I've wasted a lot of gas driving toward storms that looked angry on the horizon and turned out to be glorified rain showers with an attitude. The supercells that actually keep me up at night share a pattern. I keep this checklist in my notes app. Yes, I'm that guy.
The Seven Signs
- Rotating wall cloud — organized, persistent, not just scud doing scud things.
- Clear slot / rain-free base — that visual gap under the storm where the inflow is feeding the beast.
- Large hail report on radar or spotter net — golf ball and up means serious updraft.
- Hook echo holding together — two, three, four scans. Not a blip.
- Velocity couplet tightening — the red/green hug getting closer on radar velocity.
- Storm motion that's not drifting — supercells have purpose. They commute at 30-40 mph like they're late.
- PDS wording in alerts — Particularly Dangerous Situation. When the NWS uses that, I stop debating.
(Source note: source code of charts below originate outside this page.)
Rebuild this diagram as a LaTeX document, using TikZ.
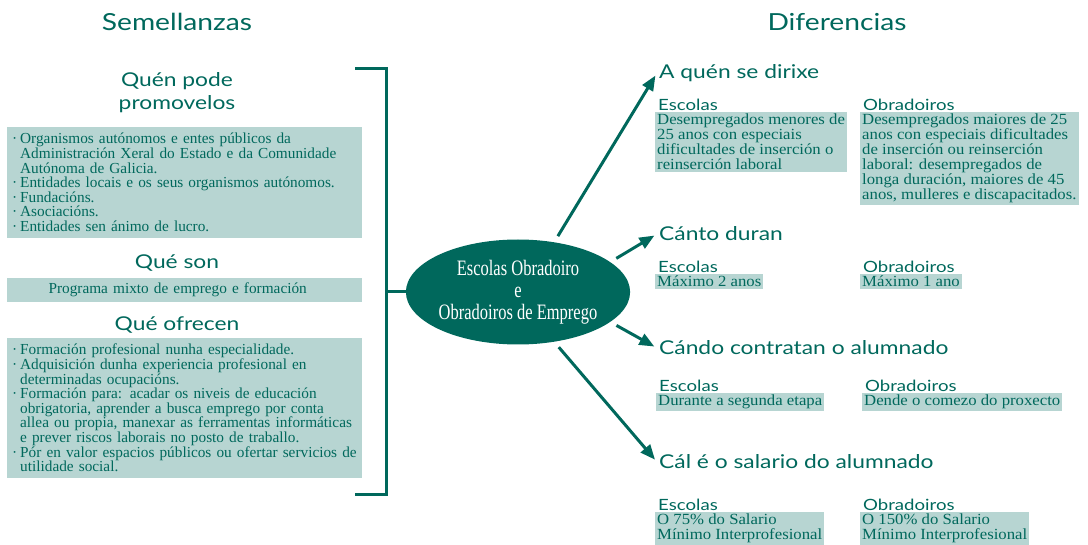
\documentclass[tikz,border=0pt]{standalone}
\usepackage{fontspec}
\setmainfont{Liberation Serif}
\newfontfamily\bodyfont[FakeStretch=1.08]{Liberation Serif}
\newfontfamily\lbodyfont{Liberation Serif}
\newfontfamily\ovalfont[FakeStretch=0.75]{Liberation Serif}
\newfontfamily\headfont[FakeStretch=1.2]{Lato}
\usetikzlibrary{positioning, arrows.meta, shapes.geometric}

\definecolor{ebTeal}{RGB}{0,104,92}
\definecolor{ebPale}{RGB}{183,213,210}
\setlength{\lineskiplimit}{-20pt}

% bullet and hanging indent for the lists
\newcommand{\bu}{\hspace*{4pt}\makebox[8pt][l]{·}}
\newcommand{\bi}{\hspace*{12pt}}

\begin{document}
\begin{tikzpicture}[
    x=1pt, y=-1pt,
    title/.style={font=\headfont\fontsize{23.5}{26}\selectfont, text=ebTeal},
    head/.style={font=\headfont\fontsize{19}{23}\selectfont, text=ebTeal, align=center},
    rhead/.style={font=\headfont\fontsize{19}{23}\selectfont, text=ebTeal, anchor=west, inner sep=2pt},
    sub/.style={font=\headfont\fontsize{15.5}{17}\selectfont, text=ebTeal, inner sep=1pt},
    body/.style={font=\bodyfont\fontsize{15.5}{15}\selectfont, text=ebTeal},
    lbox/.style={font=\lbodyfont\fontsize{15.3}{14.6}\selectfont, text=ebTeal, fill=ebPale, text width=353pt, inner xsep=1pt, inner ysep=6pt, anchor=north west, align=left},
    rbox/.style={body, fill=ebPale, inner xsep=2pt, inner ysep=2pt, anchor=north west, align=left},
    oval/.style={ellipse, fill=ebTeal, text=white, minimum width=197pt, minimum height=105pt, inner sep=0pt, align=center, font=\ovalfont\fontsize{22}{22}\selectfont},
    arr/.style={-{Triangle[length=15pt, width=12pt]}, draw=ebTeal, line width=3pt, shorten <=7pt, shorten >=3pt},
    brace/.style={draw=ebTeal, line width=3pt}
]
    \useasboundingbox (0,0) rectangle (1088,545);

    % Titles
    \node[title] (sem) at (177,22) {Semellanzas};
    \node[title] (dif) at (837,22) {Diferencias};

    % Semellanzas
    \node[head] (qpode) at (177,93) {Quén pode\\promovelos};
    \node[lbox] (lb1) at (7,127) {\bu Organismos autónomos e entes públicos da\\
        \bi Administración Xeral do Estado e da Comunidade\\
        \bi Autónoma de Galicia.\\
        \bu Entidades locais e os seus organismos autónomos.\\
        \bu Fundacións.\\
        \bu Asociacións.\\
        \bu Entidades sen ánimo de lucro.};

    \node[head] (qson) at (177,263) {Qué son};
    \node[lbox, align=center, inner ysep=5pt] (lb2) at (7,278) {\hspace*{-14pt}Programa mixto de emprego e formación};

    \node[head] (qofr) at (177,325) {Qué ofrecen};
    \node[lbox] (lb3) at (7,338) {\bu Formación profesional nunha especialidade.\\
        \bu Adquisición dunha experiencia profesional en\\
        \bi determinadas ocupacións.\\
        \bu Formación para: acadar os niveis de educación\\
        \bi obrigatoria, aprender a busca emprego por conta\\
        \mbox{\bi allea ou propia, manexar as ferramentas informáticas}\\
        \bi e prever riscos laborais no posto de traballo.\\
        \mbox{\bu Pór en valor espacios públicos ou ofertar servicios de}\\
        \bi utilidade social.};

    % Bracket and centre
    \coordinate (btop) at (355,69);
    \coordinate (bbot) at (355,494);
    \coordinate (bmid) at (386,292);
    \draw[brace] (btop) -- ++(31,0) |- (bbot);

    \node[oval] (core) at (518,292) {Escolas Obradoiro\\e\\Obradoiros de Emprego};
    \draw[brace] (bmid) -- (core.west);

    % Diferencias
    \node[rhead] (h1) at (657,73) {A quén se dirixe};
    \node[rhead] (h2) at (657,234) {Cánto duran};
    \node[rhead] (h3) at (657,348) {Cándo contratan o alumnado};
    \node[rhead] (h4) at (657,462) {Cál é o salario do alumnado};

    \foreach \a/\h in {54/h1, 18/h2, -18/h3, -54/h4}
        \draw[arr] (core.\a) -- (\h.west);

    \node[rbox] (e1) at (655,112) {Desempregados menores de\\25 anos con especiais\\dificultades de inserción o\\reinserción laboral};
    \node[rbox] (o1) at (860,112) {Desempregados maiores de 25\\anos con especiais dificultades\\de inserción ou reinserción\\laboral: desempregados de\\longa duración, maiores de 45\\anos, mulleres e discapacitados.};

    \node[rbox] (e2) at (655,274) {Máximo 2 anos};
    \node[rbox] (o2) at (860,274) {Máximo 1 ano};

    \node[rbox] (e3) at (656,393) {Durante a segunda etapa};
    \node[rbox] (o3) at (862,393) {Dende o comezo do proxecto};

    \node[rbox] (e4) at (655,512) {O 75\% do Salario\\Mínimo Interprofesional};
    \node[rbox] (o4) at (860,512) {O 150\% do Salario\\Mínimo Interprofesional};

    % Escolas / Obradoiros labels over each box
    \foreach \i in {1,2,3,4} {
        \node[sub, above right=0pt and 2pt of e\i.north west] (se\i) {Escolas};
        \node[sub, above right=0pt and 2pt of o\i.north west] (so\i) {Obradoiros};
    }
\end{tikzpicture}
\end{document}
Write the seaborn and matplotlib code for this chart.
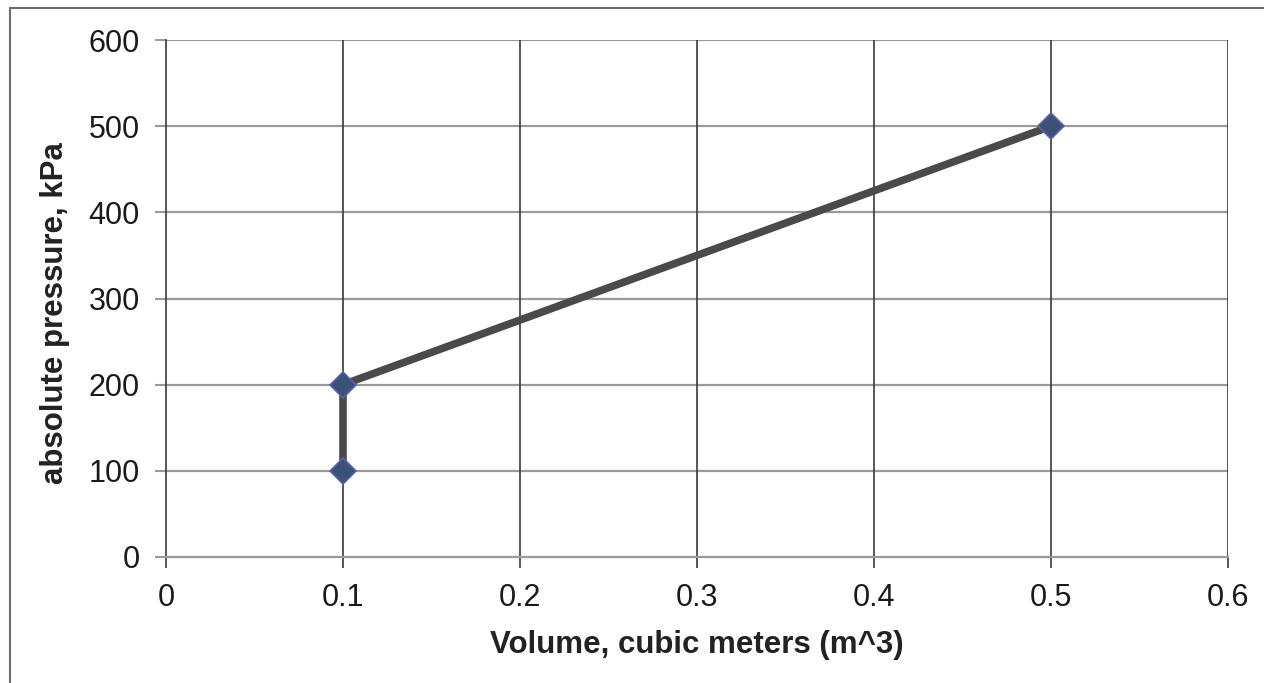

Seeing one or two of these isn't automatic panic. Seeing four or more together, in the golden tornado corridor, on a day with high CAPE and good shear? That's when I make sure my go-bag is in the truck and my interior room is cleared of the junk we swore we'd organize last year.
Supercells are beautiful. They're also the reason Oklahoma has more storm shelter vendors than coffee roasters. Respect the checklist.